YOUR INSTRUCTIONS: Set down each line of the material that follows, exactly, with no pictures.

SOURCE EXCERPT:
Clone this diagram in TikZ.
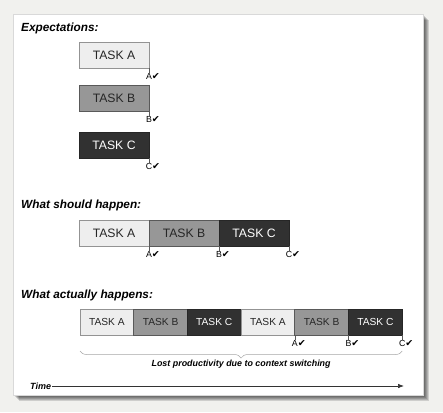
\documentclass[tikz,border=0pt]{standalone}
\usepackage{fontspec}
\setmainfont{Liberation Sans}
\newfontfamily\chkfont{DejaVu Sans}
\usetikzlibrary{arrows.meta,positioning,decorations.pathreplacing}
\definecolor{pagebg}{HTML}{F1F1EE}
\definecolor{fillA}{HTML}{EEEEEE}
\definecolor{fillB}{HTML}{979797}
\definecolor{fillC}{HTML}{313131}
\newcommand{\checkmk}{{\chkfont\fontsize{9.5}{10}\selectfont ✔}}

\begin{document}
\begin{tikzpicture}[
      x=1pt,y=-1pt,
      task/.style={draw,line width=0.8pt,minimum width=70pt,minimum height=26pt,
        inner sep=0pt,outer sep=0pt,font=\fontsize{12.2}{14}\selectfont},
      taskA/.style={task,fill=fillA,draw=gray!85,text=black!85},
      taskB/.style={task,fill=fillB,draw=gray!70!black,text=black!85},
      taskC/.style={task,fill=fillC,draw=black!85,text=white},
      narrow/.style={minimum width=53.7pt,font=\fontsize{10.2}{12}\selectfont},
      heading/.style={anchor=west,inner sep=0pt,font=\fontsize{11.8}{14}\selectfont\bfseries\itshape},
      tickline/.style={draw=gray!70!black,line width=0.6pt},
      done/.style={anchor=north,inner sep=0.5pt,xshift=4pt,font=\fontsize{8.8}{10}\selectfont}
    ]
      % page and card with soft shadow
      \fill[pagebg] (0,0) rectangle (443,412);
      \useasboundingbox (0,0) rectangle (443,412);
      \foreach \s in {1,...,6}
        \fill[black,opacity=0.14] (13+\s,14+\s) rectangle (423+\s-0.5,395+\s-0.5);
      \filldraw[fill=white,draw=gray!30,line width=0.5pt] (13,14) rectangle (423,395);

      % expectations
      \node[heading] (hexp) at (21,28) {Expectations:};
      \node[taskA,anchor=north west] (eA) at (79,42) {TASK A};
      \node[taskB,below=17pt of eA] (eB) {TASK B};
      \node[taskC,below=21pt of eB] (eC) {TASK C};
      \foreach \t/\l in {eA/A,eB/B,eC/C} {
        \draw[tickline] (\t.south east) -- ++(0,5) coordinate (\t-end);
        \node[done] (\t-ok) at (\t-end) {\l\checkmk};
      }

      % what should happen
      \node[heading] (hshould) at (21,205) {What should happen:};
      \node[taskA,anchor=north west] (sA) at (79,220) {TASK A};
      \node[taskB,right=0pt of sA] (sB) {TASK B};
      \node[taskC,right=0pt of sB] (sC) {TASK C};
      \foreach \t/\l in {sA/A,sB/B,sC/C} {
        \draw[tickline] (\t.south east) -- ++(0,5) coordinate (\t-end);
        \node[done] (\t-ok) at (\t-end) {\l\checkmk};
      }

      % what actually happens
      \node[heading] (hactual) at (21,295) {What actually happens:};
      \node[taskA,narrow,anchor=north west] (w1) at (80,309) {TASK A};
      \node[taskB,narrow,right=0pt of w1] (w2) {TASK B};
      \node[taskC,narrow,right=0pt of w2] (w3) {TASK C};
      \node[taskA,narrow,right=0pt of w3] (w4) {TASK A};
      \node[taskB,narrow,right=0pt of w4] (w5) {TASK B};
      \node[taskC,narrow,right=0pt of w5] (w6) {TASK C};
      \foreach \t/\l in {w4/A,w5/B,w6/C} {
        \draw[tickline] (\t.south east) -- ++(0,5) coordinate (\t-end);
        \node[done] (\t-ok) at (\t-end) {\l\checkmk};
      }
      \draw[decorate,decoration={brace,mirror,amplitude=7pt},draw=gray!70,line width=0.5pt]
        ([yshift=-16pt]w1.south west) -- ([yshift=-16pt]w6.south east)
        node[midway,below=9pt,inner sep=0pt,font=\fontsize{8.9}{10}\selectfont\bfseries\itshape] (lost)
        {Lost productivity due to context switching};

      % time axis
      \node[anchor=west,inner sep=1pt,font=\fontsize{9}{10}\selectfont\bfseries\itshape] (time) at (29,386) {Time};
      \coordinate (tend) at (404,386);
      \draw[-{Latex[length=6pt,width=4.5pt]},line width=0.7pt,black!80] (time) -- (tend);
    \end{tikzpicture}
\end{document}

SOLUTION TO THE EXERCISE:
Clone this diagram in TikZ.
\documentclass[tikz,border=0pt]{standalone}
\usepackage{fontspec}
\setmainfont{Liberation Sans}
\newfontfamily\chkfont{DejaVu Sans}
\usetikzlibrary{arrows.meta,positioning,decorations.pathreplacing}
\definecolor{pagebg}{HTML}{F1F1EE}
\definecolor{fillA}{HTML}{EEEEEE}
\definecolor{fillB}{HTML}{979797}
\definecolor{fillC}{HTML}{313131}
\newcommand{\checkmk}{{\chkfont\fontsize{9.5}{10}\selectfont ✔}}

\begin{document}
\begin{tikzpicture}[
      x=1pt,y=-1pt,
      task/.style={draw,line width=0.8pt,minimum width=70pt,minimum height=26pt,
        inner sep=0pt,outer sep=0pt,font=\fontsize{12.2}{14}\selectfont},
      taskA/.style={task,fill=fillA,draw=gray!85,text=black!85},
      taskB/.style={task,fill=fillB,draw=gray!70!black,text=black!85},
      taskC/.style={task,fill=fillC,draw=black!85,text=white},
      narrow/.style={minimum width=53.7pt,font=\fontsize{10.2}{12}\selectfont},
      heading/.style={anchor=west,inner sep=0pt,font=\fontsize{11.8}{14}\selectfont\bfseries\itshape},
      tickline/.style={draw=gray!70!black,line width=0.6pt},
      done/.style={anchor=north,inner sep=0.5pt,xshift=4pt,font=\fontsize{8.8}{10}\selectfont}
    ]
      % page and card with soft shadow
      \fill[pagebg] (0,0) rectangle (443,412);
      \useasboundingbox (0,0) rectangle (443,412);
      \foreach \s in {1,...,6}
        \fill[black,opacity=0.14] (13+\s,14+\s) rectangle (423+\s-0.5,395+\s-0.5);
      \filldraw[fill=white,draw=gray!30,line width=0.5pt] (13,14) rectangle (423,395);

      % expectations
      \node[heading] (hexp) at (21,28) {Expectations:};
      \node[taskA,anchor=north west] (eA) at (79,42) {TASK A};
      \node[taskB,below=17pt of eA] (eB) {TASK B};
      \node[taskC,below=21pt of eB] (eC) {TASK C};
      \foreach \t/\l in {eA/A,eB/B,eC/C} {
        \draw[tickline] (\t.south east) -- ++(0,5) coordinate (\t-end);
        \node[done] (\t-ok) at (\t-end) {\l\checkmk};
      }

      % what should happen
      \node[heading] (hshould) at (21,205) {What should happen:};
      \node[taskA,anchor=north west] (sA) at (79,220) {TASK A};
      \node[taskB,right=0pt of sA] (sB) {TASK B};
      \node[taskC,right=0pt of sB] (sC) {TASK C};
      \foreach \t/\l in {sA/A,sB/B,sC/C} {
        \draw[tickline] (\t.south east) -- ++(0,5) coordinate (\t-end);
        \node[done] (\t-ok) at (\t-end) {\l\checkmk};
      }

      % what actually happens
      \node[heading] (hactual) at (21,295) {What actually happens:};
      \node[taskA,narrow,anchor=north west] (w1) at (80,309) {TASK A};
      \node[taskB,narrow,right=0pt of w1] (w2) {TASK B};
      \node[taskC,narrow,right=0pt of w2] (w3) {TASK C};
      \node[taskA,narrow,right=0pt of w3] (w4) {TASK A};
      \node[taskB,narrow,right=0pt of w4] (w5) {TASK B};
      \node[taskC,narrow,right=0pt of w5] (w6) {TASK C};
      \foreach \t/\l in {w4/A,w5/B,w6/C} {
        \draw[tickline] (\t.south east) -- ++(0,5) coordinate (\t-end);
        \node[done] (\t-ok) at (\t-end) {\l\checkmk};
      }
      \draw[decorate,decoration={brace,mirror,amplitude=7pt},draw=gray!70,line width=0.5pt]
        ([yshift=-16pt]w1.south west) -- ([yshift=-16pt]w6.south east)
        node[midway,below=9pt,inner sep=0pt,font=\fontsize{8.9}{10}\selectfont\bfseries\itshape] (lost)
        {Lost productivity due to context switching};

      % time axis
      \node[anchor=west,inner sep=1pt,font=\fontsize{9}{10}\selectfont\bfseries\itshape] (time) at (29,386) {Time};
      \coordinate (tend) at (404,386);
      \draw[-{Latex[length=6pt,width=4.5pt]},line width=0.7pt,black!80] (time) -- (tend);
    \end{tikzpicture}
\end{document}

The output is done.